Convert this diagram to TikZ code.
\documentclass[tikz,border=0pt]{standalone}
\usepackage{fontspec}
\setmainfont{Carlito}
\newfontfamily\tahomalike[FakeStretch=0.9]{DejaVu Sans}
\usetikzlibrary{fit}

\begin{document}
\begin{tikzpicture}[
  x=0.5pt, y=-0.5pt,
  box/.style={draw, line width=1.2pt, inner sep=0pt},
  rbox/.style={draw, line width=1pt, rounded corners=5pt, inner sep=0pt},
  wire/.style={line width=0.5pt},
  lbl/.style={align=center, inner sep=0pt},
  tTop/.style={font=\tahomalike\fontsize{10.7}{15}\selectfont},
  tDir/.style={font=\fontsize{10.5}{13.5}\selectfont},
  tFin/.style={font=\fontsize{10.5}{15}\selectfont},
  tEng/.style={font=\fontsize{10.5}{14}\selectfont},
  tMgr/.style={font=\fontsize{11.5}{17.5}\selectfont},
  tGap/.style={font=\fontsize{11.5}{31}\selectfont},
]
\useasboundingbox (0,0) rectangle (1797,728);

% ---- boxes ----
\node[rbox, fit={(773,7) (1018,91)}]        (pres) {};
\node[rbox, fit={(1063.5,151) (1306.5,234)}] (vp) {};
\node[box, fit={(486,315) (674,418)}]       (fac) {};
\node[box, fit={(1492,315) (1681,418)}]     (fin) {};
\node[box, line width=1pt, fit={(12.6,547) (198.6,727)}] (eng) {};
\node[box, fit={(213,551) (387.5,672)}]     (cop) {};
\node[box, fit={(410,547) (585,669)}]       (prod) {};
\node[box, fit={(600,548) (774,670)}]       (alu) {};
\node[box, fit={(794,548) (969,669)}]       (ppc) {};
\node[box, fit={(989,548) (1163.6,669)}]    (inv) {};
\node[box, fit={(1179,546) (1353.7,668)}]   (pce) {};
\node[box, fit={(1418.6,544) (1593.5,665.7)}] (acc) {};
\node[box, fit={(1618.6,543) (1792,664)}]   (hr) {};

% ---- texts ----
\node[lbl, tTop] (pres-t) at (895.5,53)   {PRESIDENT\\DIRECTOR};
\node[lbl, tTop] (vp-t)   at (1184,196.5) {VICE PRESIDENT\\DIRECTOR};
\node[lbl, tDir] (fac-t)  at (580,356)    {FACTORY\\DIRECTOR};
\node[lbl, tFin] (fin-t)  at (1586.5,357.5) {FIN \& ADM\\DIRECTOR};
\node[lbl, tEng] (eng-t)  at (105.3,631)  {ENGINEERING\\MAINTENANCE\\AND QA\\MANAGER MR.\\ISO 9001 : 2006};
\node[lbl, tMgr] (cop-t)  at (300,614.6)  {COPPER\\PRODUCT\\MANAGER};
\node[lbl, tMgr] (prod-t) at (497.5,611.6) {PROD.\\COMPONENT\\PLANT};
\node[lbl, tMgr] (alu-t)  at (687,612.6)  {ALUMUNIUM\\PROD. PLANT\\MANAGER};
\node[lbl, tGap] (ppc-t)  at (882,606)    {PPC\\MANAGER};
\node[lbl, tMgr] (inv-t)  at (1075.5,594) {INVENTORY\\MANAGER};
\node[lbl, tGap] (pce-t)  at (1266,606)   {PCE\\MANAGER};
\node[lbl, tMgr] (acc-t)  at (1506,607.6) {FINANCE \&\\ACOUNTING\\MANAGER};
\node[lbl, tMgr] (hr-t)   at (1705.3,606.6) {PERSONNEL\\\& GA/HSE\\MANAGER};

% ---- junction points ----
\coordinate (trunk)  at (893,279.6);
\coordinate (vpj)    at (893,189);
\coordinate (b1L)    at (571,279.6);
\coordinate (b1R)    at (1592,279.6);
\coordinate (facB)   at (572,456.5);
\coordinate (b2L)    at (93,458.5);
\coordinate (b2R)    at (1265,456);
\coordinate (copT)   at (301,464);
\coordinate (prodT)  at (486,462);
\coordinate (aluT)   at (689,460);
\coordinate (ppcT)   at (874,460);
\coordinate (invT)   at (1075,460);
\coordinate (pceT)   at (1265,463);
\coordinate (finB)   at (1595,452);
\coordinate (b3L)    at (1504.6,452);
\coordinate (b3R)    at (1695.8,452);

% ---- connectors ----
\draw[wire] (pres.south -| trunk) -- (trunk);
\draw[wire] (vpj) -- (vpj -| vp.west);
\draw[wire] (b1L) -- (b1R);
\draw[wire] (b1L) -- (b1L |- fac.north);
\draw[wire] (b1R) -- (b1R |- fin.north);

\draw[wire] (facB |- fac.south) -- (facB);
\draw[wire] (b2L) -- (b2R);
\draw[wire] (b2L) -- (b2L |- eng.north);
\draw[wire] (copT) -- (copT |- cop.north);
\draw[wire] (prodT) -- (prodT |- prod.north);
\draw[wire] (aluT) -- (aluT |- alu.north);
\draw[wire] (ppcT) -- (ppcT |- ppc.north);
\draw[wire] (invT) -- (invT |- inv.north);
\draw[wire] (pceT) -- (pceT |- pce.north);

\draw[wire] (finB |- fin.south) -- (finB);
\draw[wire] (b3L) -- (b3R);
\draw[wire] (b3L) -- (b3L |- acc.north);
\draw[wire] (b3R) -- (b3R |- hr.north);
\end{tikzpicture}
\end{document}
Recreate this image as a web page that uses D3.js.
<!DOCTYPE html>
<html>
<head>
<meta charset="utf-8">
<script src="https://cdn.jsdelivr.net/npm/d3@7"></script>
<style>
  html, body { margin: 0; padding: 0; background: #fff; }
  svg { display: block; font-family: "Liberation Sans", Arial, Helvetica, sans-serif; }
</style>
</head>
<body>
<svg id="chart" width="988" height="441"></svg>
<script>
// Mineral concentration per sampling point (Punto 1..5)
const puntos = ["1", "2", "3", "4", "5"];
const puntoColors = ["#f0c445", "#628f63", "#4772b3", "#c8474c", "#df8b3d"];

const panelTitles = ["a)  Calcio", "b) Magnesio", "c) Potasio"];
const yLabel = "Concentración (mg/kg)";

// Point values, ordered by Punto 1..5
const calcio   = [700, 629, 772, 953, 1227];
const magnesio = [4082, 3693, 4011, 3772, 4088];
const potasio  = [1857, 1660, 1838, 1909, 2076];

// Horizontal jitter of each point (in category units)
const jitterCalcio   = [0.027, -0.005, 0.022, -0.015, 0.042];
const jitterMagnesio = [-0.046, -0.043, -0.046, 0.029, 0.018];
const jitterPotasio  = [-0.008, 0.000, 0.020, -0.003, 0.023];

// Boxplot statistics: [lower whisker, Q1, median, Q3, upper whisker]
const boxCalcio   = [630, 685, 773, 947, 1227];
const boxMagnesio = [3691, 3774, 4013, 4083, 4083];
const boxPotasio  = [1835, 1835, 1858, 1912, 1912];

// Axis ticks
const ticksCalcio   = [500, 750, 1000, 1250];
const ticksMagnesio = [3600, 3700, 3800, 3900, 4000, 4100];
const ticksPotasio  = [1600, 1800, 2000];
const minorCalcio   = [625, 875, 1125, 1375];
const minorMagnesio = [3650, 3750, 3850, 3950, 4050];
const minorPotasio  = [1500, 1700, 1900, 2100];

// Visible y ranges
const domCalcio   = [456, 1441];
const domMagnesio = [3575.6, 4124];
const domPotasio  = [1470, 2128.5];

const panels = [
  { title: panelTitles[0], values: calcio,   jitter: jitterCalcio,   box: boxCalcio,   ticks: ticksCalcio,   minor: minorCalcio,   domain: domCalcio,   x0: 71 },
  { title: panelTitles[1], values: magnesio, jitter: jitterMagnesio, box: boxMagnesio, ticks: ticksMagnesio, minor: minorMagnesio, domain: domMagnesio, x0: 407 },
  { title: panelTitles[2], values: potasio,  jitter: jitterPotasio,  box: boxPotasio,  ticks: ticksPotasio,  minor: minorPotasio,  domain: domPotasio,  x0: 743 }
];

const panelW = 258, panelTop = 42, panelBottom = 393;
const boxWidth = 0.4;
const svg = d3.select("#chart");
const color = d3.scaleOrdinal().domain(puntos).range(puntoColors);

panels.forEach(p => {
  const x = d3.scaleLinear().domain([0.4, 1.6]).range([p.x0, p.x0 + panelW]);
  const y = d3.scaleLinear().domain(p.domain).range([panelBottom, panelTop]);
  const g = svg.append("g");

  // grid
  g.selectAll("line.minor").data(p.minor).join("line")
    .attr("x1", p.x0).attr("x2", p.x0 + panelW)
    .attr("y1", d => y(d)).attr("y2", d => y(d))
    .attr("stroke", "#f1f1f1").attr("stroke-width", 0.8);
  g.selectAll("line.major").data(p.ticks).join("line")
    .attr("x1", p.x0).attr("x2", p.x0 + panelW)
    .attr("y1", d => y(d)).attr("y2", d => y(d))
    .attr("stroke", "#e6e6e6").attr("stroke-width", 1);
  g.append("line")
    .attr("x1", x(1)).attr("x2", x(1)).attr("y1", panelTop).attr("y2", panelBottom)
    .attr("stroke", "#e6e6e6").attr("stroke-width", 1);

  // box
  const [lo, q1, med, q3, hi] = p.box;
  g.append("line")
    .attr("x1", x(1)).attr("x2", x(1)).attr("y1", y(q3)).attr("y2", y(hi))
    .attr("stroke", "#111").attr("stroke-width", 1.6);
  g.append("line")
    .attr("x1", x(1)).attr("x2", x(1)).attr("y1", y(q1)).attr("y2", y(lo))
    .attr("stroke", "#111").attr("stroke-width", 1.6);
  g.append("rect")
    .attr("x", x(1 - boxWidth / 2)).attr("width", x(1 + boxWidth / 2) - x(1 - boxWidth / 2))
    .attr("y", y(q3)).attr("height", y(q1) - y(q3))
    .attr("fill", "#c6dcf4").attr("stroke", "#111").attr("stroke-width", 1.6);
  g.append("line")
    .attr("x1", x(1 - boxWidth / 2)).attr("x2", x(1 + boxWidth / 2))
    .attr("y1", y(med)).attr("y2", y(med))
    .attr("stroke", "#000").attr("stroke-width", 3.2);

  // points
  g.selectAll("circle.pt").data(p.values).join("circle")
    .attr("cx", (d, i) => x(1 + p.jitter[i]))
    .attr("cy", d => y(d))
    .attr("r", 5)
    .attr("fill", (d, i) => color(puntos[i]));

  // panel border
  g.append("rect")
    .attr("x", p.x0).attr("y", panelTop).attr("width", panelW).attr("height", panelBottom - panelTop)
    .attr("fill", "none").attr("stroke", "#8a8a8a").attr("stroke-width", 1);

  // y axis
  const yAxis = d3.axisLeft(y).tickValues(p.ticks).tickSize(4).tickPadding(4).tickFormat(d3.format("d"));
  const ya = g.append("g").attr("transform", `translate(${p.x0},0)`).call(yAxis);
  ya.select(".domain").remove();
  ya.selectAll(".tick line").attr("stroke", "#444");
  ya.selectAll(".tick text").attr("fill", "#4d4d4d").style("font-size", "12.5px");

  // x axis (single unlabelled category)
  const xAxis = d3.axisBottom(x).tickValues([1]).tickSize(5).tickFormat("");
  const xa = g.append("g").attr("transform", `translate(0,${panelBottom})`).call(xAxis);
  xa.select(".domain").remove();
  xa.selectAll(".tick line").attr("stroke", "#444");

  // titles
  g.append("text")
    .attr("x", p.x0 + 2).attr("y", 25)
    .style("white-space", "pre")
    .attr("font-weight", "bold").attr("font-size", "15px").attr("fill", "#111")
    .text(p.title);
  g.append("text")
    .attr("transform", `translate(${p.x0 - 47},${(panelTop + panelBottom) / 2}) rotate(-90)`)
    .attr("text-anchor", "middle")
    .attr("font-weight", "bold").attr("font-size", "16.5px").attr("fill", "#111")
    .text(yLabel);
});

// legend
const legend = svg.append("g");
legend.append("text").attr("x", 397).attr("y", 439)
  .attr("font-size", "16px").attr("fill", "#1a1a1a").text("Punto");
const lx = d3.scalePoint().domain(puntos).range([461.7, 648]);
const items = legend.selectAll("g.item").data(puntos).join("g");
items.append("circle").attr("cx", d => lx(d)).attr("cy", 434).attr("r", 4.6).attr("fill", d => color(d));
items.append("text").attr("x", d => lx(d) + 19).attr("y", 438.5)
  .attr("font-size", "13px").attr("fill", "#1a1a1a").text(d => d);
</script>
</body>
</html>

**WHAT THE TASK ASKS:** Which lines include the word "this"? Copy every one of them.

**ANSWER BELOW:**
Convert this diagram to TikZ code.
Recreate this image as a web page that uses D3.js.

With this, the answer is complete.